### Task statement
Transcribe the listing verbatim. Do not carry over any pictures.

▼

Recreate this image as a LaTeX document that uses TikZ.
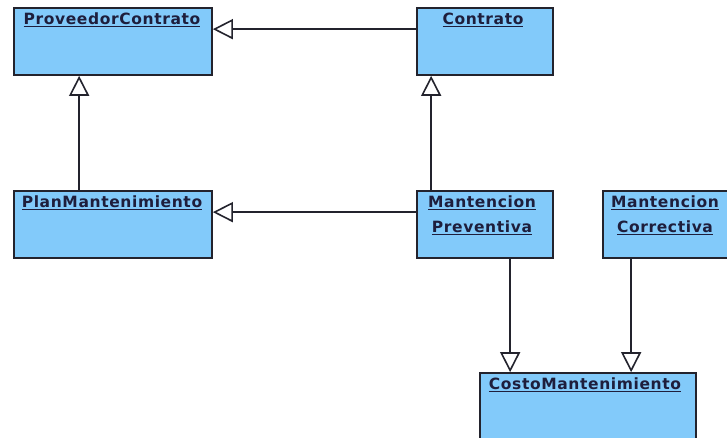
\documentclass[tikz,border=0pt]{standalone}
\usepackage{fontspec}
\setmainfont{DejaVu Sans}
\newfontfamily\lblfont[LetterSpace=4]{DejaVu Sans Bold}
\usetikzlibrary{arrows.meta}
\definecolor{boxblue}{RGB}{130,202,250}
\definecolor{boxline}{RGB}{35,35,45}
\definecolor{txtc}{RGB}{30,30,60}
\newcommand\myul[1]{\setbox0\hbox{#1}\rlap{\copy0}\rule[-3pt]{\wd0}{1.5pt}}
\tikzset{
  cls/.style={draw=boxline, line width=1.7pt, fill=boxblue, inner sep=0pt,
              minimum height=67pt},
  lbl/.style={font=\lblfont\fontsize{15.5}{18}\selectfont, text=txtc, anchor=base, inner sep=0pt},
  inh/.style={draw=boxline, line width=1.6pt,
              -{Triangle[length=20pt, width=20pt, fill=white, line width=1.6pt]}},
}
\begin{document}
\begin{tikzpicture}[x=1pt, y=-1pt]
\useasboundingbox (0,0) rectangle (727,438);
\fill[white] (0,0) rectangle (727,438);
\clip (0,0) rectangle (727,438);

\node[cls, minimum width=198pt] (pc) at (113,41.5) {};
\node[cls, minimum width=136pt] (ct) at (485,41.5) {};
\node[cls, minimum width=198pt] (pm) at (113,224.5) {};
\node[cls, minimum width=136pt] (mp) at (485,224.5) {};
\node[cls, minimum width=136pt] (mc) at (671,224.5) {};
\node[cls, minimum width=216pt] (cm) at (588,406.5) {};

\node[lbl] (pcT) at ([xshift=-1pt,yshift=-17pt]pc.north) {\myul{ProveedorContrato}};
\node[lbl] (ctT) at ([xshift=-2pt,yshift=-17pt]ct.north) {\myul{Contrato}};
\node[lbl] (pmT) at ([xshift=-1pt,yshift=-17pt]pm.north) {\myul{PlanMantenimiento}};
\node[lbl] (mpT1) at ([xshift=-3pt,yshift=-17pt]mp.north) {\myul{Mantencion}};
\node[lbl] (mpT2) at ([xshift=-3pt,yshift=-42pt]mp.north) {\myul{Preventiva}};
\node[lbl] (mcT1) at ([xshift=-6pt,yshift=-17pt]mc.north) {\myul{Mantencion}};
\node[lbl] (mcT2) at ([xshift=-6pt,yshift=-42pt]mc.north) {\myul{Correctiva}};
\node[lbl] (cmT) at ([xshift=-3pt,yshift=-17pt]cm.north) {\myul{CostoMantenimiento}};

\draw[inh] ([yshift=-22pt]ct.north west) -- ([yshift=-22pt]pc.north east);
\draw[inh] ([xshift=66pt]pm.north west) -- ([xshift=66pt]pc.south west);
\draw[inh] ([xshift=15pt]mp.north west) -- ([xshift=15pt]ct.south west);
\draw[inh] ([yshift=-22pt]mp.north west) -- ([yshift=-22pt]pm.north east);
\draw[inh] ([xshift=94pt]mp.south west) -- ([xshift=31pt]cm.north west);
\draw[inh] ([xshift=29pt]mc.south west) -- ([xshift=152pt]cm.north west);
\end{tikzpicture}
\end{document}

▲

### Task output
Recreate this image as a LaTeX document that uses TikZ.
\documentclass[tikz,border=0pt]{standalone}
\usepackage{fontspec}
\setmainfont{DejaVu Sans}
\newfontfamily\lblfont[LetterSpace=4]{DejaVu Sans Bold}
\usetikzlibrary{arrows.meta}
\definecolor{boxblue}{RGB}{130,202,250}
\definecolor{boxline}{RGB}{35,35,45}
\definecolor{txtc}{RGB}{30,30,60}
\newcommand\myul[1]{\setbox0\hbox{#1}\rlap{\copy0}\rule[-3pt]{\wd0}{1.5pt}}
\tikzset{
  cls/.style={draw=boxline, line width=1.7pt, fill=boxblue, inner sep=0pt,
              minimum height=67pt},
  lbl/.style={font=\lblfont\fontsize{15.5}{18}\selectfont, text=txtc, anchor=base, inner sep=0pt},
  inh/.style={draw=boxline, line width=1.6pt,
              -{Triangle[length=20pt, width=20pt, fill=white, line width=1.6pt]}},
}
\begin{document}
\begin{tikzpicture}[x=1pt, y=-1pt]
\useasboundingbox (0,0) rectangle (727,438);
\fill[white] (0,0) rectangle (727,438);
\clip (0,0) rectangle (727,438);

\node[cls, minimum width=198pt] (pc) at (113,41.5) {};
\node[cls, minimum width=136pt] (ct) at (485,41.5) {};
\node[cls, minimum width=198pt] (pm) at (113,224.5) {};
\node[cls, minimum width=136pt] (mp) at (485,224.5) {};
\node[cls, minimum width=136pt] (mc) at (671,224.5) {};
\node[cls, minimum width=216pt] (cm) at (588,406.5) {};

\node[lbl] (pcT) at ([xshift=-1pt,yshift=-17pt]pc.north) {\myul{ProveedorContrato}};
\node[lbl] (ctT) at ([xshift=-2pt,yshift=-17pt]ct.north) {\myul{Contrato}};
\node[lbl] (pmT) at ([xshift=-1pt,yshift=-17pt]pm.north) {\myul{PlanMantenimiento}};
\node[lbl] (mpT1) at ([xshift=-3pt,yshift=-17pt]mp.north) {\myul{Mantencion}};
\node[lbl] (mpT2) at ([xshift=-3pt,yshift=-42pt]mp.north) {\myul{Preventiva}};
\node[lbl] (mcT1) at ([xshift=-6pt,yshift=-17pt]mc.north) {\myul{Mantencion}};
\node[lbl] (mcT2) at ([xshift=-6pt,yshift=-42pt]mc.north) {\myul{Correctiva}};
\node[lbl] (cmT) at ([xshift=-3pt,yshift=-17pt]cm.north) {\myul{CostoMantenimiento}};

\draw[inh] ([yshift=-22pt]ct.north west) -- ([yshift=-22pt]pc.north east);
\draw[inh] ([xshift=66pt]pm.north west) -- ([xshift=66pt]pc.south west);
\draw[inh] ([xshift=15pt]mp.north west) -- ([xshift=15pt]ct.south west);
\draw[inh] ([yshift=-22pt]mp.north west) -- ([yshift=-22pt]pm.north east);
\draw[inh] ([xshift=94pt]mp.south west) -- ([xshift=31pt]cm.north west);
\draw[inh] ([xshift=29pt]mc.south west) -- ([xshift=152pt]cm.north west);
\end{tikzpicture}
\end{document}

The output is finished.